What This Means for Investors
For institutional allocators, the playbook is evolving. Anchoring portfolios with mega-platforms still makes sense for broad market exposure and liquidity. But pairing those with niche specialists—like small-buyout secondary managers—offers a shot at alpha.
Due diligence should now focus less on general promises and more on proof: evidence of bilateral transactions, proprietary deal flow, and disciplined governance protections. Especially in GP-led deals, investors should look for independent valuations, strong rollover options, and terms that keep GPs and LPs aligned.
The market’s message is clear. Alpha will come not from buying cheap, but from owning assets that throw off steady cash and withstand market swings. Firms that prioritize free cash flow yield, conservative leverage, and clear distribution paths may be best positioned as pricing levels out.
Looking out 12–24 months, most analysts expect GP-led transactions to keep climbing, possibly topping 45% of the market. LP portfolio pricing may settle between 86% and 92% of NAV, with spreads driven less by broad discounts and more by sector, vintage, and sponsor quality.

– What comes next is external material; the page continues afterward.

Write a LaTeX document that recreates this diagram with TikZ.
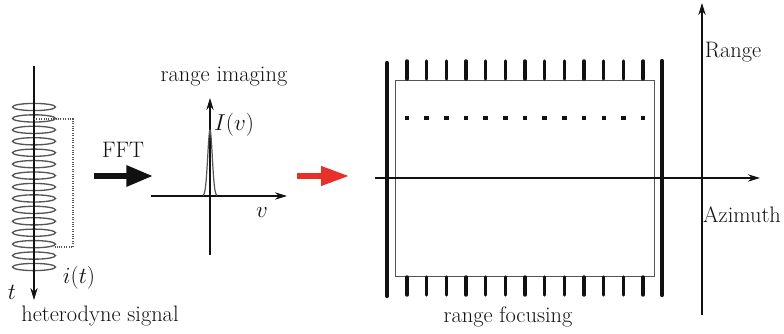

Investment Disclaimer: Private equity carries significant risks, including illiquidity and leverage. Past performance isn’t a predictor of future returns. Investors should consult advisors to assess strategies in light of their individual goals and risk tolerance.
The takeaway? RCP’s successful raise highlights a market in transition. Secondaries are no longer a sideshow—they’ve become the core infrastructure of private equity portfolios. And in this new normal, advantage doesn’t belong to those chasing discounts but to those who can navigate complexity with precision.